Written exercise: Skip all pictures. Write out the data below from its first line through the line that contains "import math".

═════ Information shown

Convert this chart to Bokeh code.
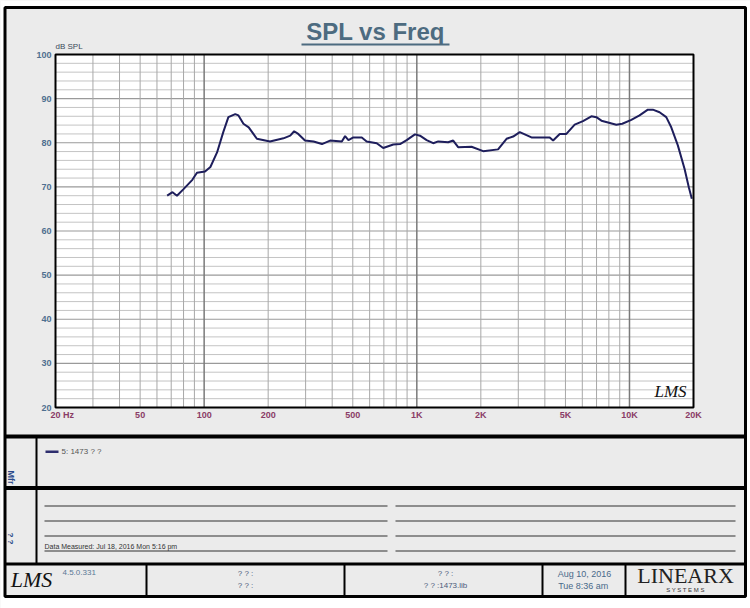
from bokeh.plotting import figure
from bokeh.models import Range1d, LogScale, LinearScale
from bokeh.core.properties import value
from bokeh.embed import file_html
from bokeh.resources import INLINE
import math

# ---------------- data ----------------
freq_hz = [67, 71, 74.5, 80, 88, 92.5, 101, 107, 115, 123, 130, 140, 145, 153, 162,
           177, 204, 236, 254, 265, 277, 298, 327, 358, 391, 444, 460, 477, 503, 551,
           581, 648, 695, 775, 834, 896, 980, 1035, 1112, 1194, 1261, 1404, 1483, 1564,
           1808, 2051, 2410, 2642, 2837, 3049, 3460, 4217, 4374, 4700, 5050, 5525, 6043,
           6620, 6986, 7380, 7925, 8670, 9250, 10200, 11150, 12200, 12880, 13850, 14890,
           15720, 16880, 18150, 19010, 19640]
spl_db = [68.0, 68.8, 68.0, 69.5, 71.6, 73.2, 73.5, 74.5, 77.8, 82.4, 85.8, 86.5, 86.2,
          84.3, 83.5, 80.9, 80.3, 81.0, 81.6, 82.6, 82.0, 80.5, 80.3, 79.7, 80.5, 80.3,
          81.5, 80.6, 81.2, 81.2, 80.3, 79.9, 78.8, 79.6, 79.7, 80.6, 81.9, 81.6, 80.6,
          79.9, 80.3, 80.1, 80.5, 79.0, 79.1, 78.1, 78.5, 80.9, 81.4, 82.4, 81.2, 81.2,
          80.5, 82.0, 82.0, 84.1, 84.9, 86.0, 85.8, 85.0, 84.6, 84.1, 84.3, 85.2, 86.2,
          87.5, 87.5, 86.9, 85.8, 83.5, 79.4, 74.1, 69.9, 67.3]

x_ticks = [20, 50, 100, 200, 500, 1000, 2000, 5000, 10000, 20000]
x_tick_labels = ["20  Hz", "50", "100", "200", "500", "1K", "2K", "5K", "10K", "20K"]
x_grid_lines = [30, 40, 50, 60, 70, 80, 90,
                200, 300, 400, 500, 600, 700, 800, 900,
                2000, 3000, 4000, 5000, 6000, 7000, 8000, 9000]
x_decades = [100, 1000, 10000]
y_ticks = [20, 30, 40, 50, 60, 70, 80, 90, 100]
y_tick_labels = [str(v) for v in y_ticks]
y_minor = [v for v in range(22, 100, 2) if v % 10 != 0]

F_MIN, F_MAX = 20, 20000
DB_MIN, DB_MAX = 20, 100

title_text = "SPL vs Freq"
y_unit = "dB SPL"
legend_text = "5: 1473 ? ?"
measured_text = "Data Measured: Jul 18, 2016  Mon  5:16 pm"

# ---------------- page geometry (pixels) ----------------
W, H = 750, 608
PL, PR, PT, PB = 55, 693, 54, 407   # plot frame in page pixels

dec_per_px = math.log10(F_MAX / F_MIN) / (PR - PL)
f_lo = F_MIN * 10 ** (-PL * dec_per_px)
f_hi = F_MAX * 10 ** ((W - PR) * dec_per_px)
db_per_px = (DB_MAX - DB_MIN) / (PB - PT)
db_lo = DB_MIN - (H - PB) * db_per_px
db_hi = DB_MAX + PT * db_per_px

p = figure(width=W, height=H, title=None, output_backend="svg", toolbar_location=None,
           x_range=Range1d(0, W), y_range=Range1d(H, 0),
           x_axis_location=None, y_axis_location=None,
           min_border=0, min_border_left=0, min_border_right=0,
           min_border_top=0, min_border_bottom=0)
p.extra_x_ranges = {"f": Range1d(f_lo, f_hi)}
p.extra_x_scales = {"f": LogScale()}
p.extra_y_ranges = {"db": Range1d(db_lo, db_hi)}
p.extra_y_scales = {"db": LinearScale()}
p.xgrid.visible = False
p.ygrid.visible = False
p.outline_line_color = None
p.background_fill_color = "#ebebeb"
p.border_fill_color = "#ebebeb"

FR = dict(x_range_name="f", y_range_name="db")

def box(l, t, r, b, color):
    p.quad(left=[l], right=[r], top=[t], bottom=[b], fill_color=color, line_color=None)

def txt(x, y, text, size="8px", color="#333333", align="left", style="normal",
        font="Liberation Sans", angle=0.0, **kw):
    if not isinstance(text, list):
        x, y, text = [x], [y], [text]
    p.text(x=x, y=y, text=text, text_font=value(font), text_font_size=value(size),
           text_color=color, text_align=align, text_baseline="middle",
           text_font_style=style, angle=angle, **kw)

# white margins outside the outer border
box(0, 0, 4, H, "white")
box(746, 0, W, H, "white")
box(0, 0, W, 6, "white")
box(0, 597, W, H, "white")

# ---------------- the chart ----------------
p.quad(left=[F_MIN], right=[F_MAX], bottom=[DB_MIN], top=[DB_MAX],
       fill_color="white", line_color=None, **FR)
p.segment(x0=[F_MIN] * len(y_minor), x1=[F_MAX] * len(y_minor), y0=y_minor, y1=y_minor,
          line_color="#c4c4c4", line_width=1, **FR)
p.segment(x0=[F_MIN] * len(y_ticks), x1=[F_MAX] * len(y_ticks), y0=y_ticks, y1=y_ticks,
          line_color="#9a9a9a", line_width=1.2, **FR)
p.segment(x0=x_grid_lines, x1=x_grid_lines, y0=[DB_MIN] * len(x_grid_lines),
          y1=[DB_MAX] * len(x_grid_lines), line_color="#a8a8a8", line_width=1, **FR)
p.segment(x0=x_decades, x1=x_decades, y0=[DB_MIN] * len(x_decades),
          y1=[DB_MAX] * len(x_decades), line_color="#7a7a7a", line_width=1.5, **FR)
p.line(freq_hz, spl_db, line_color="#1e1e5c", line_width=2, **FR)
p.quad(left=[F_MIN], right=[F_MAX], bottom=[DB_MIN], top=[DB_MAX],
       fill_color=None, line_color="black", line_width=2, **FR)

# tick labels
x_offsets = [8 if t == F_MIN else 0 for t in x_ticks]
txt(x_ticks, [414] * len(x_ticks), x_tick_labels, size="9px", color="#8a3c66",
    align="center", style="bold", x_range_name="f", x_offset=x_offsets)
txt([51] * len(y_ticks), y_ticks, y_tick_labels, size="9px", color="#4f6f8f",
    align="right", style="bold", y_range_name="db")
txt(55, 46, y_unit, size="8px", color="#3a4a5a")

# title
txt(375, 31, title_text, size="24px", color="#4d6b80", align="center", style="bold")
box(301, 43, 449, 45, "#4d6b80")

# LMS logo inside plot
txt(670, 391, "LMS", size="17px", color="#111111", align="center", style="italic",
    font="Liberation Serif")

# ---------------- lower panels ----------------
p.quad(left=[4.5], right=[745], top=[7], bottom=[596], fill_color=None,
       line_color="black", line_width=3)
box(5, 434, 744, 438, "black")
box(5, 485.5, 744, 489.5, "black")
box(5, 562, 744, 565, "black")
box(35, 437, 37, 563, "black")
for xv in [146, 344, 542, 625]:
    box(xv - 1, 564, xv + 1, 595, "black")

# legend panel
box(45, 450, 58, 452.5, "#2e2e6e")
txt(61, 451, legend_text, size="8px", color="#555555")
txt(10, 477, "Mfr", size="9px", color="#2a4a8a", align="center", style="bold",
    angle=-math.pi / 2)

# notes panel
for yv in [505.5, 520.5, 535.5, 550.5]:
    box(44, yv - 0.8, 387, yv + 0.8, "#6e6e6e")
    box(395, yv - 0.8, 735, yv + 0.8, "#6e6e6e")
txt(44, 546, measured_text, size="7px", color="#333333")
txt(10, 538, "? ?", size="8px", color="#2a4a8a", align="center", style="bold",
    angle=-math.pi / 2)

# footer
txt(31, 579, "LMS", size="22px", color="#111111", align="center", style="italic",
    font="Liberation Serif")
txt(62, 572, "4.5.0.331", size="8px", color="#5a7896")
txt(245, 573, "? ? :", size="8px", color="#4a5a7a", align="center")
txt(245, 585, "? ? :", size="8px", color="#4a5a7a", align="center")
txt(445, 573, "? ? :", size="8px", color="#4a5a7a", align="center")
txt(445, 585, "? ? :1473.lib", size="8px", color="#4a5a7a", align="center")
txt(584, 573, "Aug 10, 2016", size="9px", color="#4a6a8a", align="center")
txt(584, 585, "Tue  8:36 am", size="9px", color="#4a6a8a", align="center")
txt(685, 575, "LINEARX", size="22px", color="#222222", align="center",
    font="Liberation Serif")
txt(685, 589, "S Y S T E M S", size="6px", color="#333333", align="center")

open("out.html", "w").write(file_html(p, INLINE))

══════════

Result below:
Convert this chart to Bokeh code.
from bokeh.plotting import figure
from bokeh.models import Range1d, LogScale, LinearScale
from bokeh.core.properties import value
from bokeh.embed import file_html
from bokeh.resources import INLINE
import math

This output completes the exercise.